Augustana College has received a grant from The Department of Justice (DOJ) to fund a new position on campus called the director of sexual violence prevention and education. Zachery Draves has been hired for this position with the goal of changing the culture around sexual violence and building a community that looks out for one and other.
Farrah Roberts, director of student well-being and resiliency, was involved in the grant writing process for this position and explains that it is a three-year-grant with the goal of educating and empowering students.
Draves’ position will be deliberately separate from Title IX cases on campus, which was a caveat of the DOJ.
“[The DOJ] did not want this person to be involved in the reaction to an incident. They wanted them to be on the front end. So, sometimes I think when people are involved in both sides of a process it’s too hard to separate yourself out and really focus on one well,” Roberts said.
The first draft of Draves’ strategic plan to address sexual violence is due in April. The second draft is due in August, and the final draft will be due in October.
“We are working right now to make sure that our strategic plan is reflective of where the campus is at now and what we want to see happen going forward in accordance with what the grant requires,” Draves said.
Roberts will be working closely alongside Draves to prevent sexual violence and encourage education at Augustana.
“[Draves’] job description is really around bringing more education about sexual violence prevention. Specifically, domestic violence, dating violence, sexual assault and stalking, those are the main areas he will be tasked to address,” Roberts said. “The target areas that he will be looking to just increase the education around, in addition to all of campus, is the populations of our international students, our males on campus and then, also, our LGBTQIA+ [students].”
In addition to educating the community about sexual violence, Draves will also oversee the Coordinated Community Response Team.
“We’re hitting the ground running and making sure that we let the students and the campus community at large know that we have a committee, we have a team in place that is working on the implementation of programs that will last long term, as well as developing a strategic plan to make sure that what we put together is living up to the requirements of the grant that we were given,” Draves said.
Chris Beyer, director of residential life, explains that this position was created to specifically focus on problems that Augustana faces and to correct them.
“I think our hope is that Zachary will be a very close partner for the one of the challenges that we’ve had and I think that this is true at many small schools, is that we haven’t really had anyone who was specifically in charge of prevention work,” Beyer said.
Overall, residential life’s goal is to create a safe place for students.
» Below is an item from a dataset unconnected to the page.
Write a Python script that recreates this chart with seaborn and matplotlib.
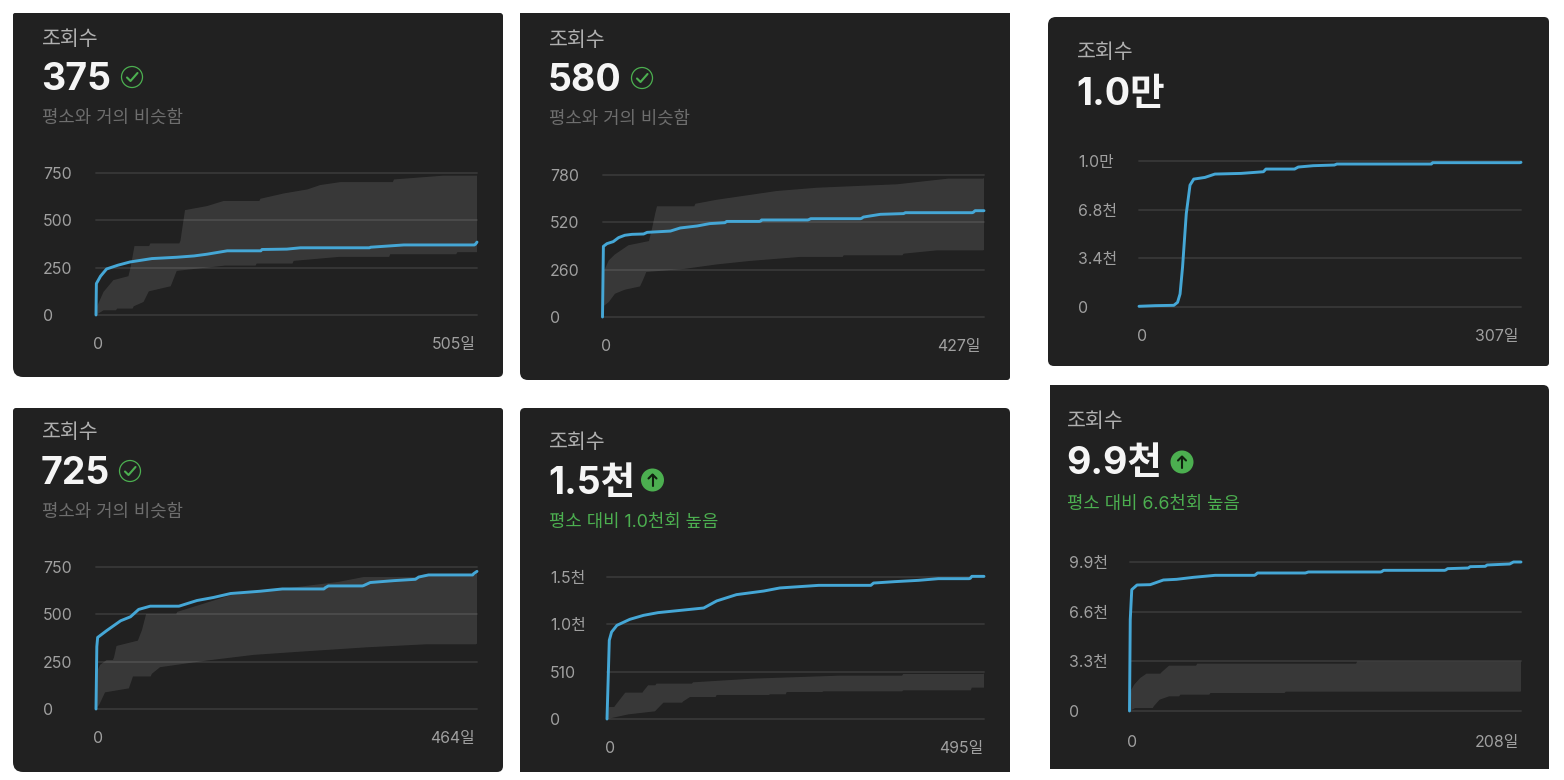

Creating a new position focused solely on sexual violence prevention will make it easier for them to foster these safe spaces.
“We want to be partners with [Draves] in terms of programming and promoting his initiatives.” Beyer said. “But we want to focus on what we do best, which is building community and creating that three year developmental experience, preparing people for success senior year and beyond.”
Roberts, in agreement with Beyer, said that the number one goal is to foster a safe environment for students.
“What is it that students are afraid of, what is it that students want us to do to protect them, but then also how can students protect each other and how can we enable you to do that safely,” Roberts said.
Beyer is optimistic that RezLife and Draves will be able to work together in order to keep students safe.
“The hope is that those proactive measures now have a champion and the dedicated administrator to really level them up to where they need to be. So it’s kind of like the offense and the defense. He’s on offense we’re on defense, but we’re on the same team.” Beyer said.
Within these three years that the grant is held, Draves is hopeful to implement impactful programs and to reach out to certain groups of students. One specific goal he has in mind is to implement 40 hour training sessions for the community.
“[For] students who want to get more involved and staff and faculty who want to get more involved in domestic violence and sexual assault awareness, they can betrained to understand what sexual assault is, what domestic violence is, how it impacts certain populations [and]  what is the law, [and] that can be really effective in terms of broadening our scope,” Draves said.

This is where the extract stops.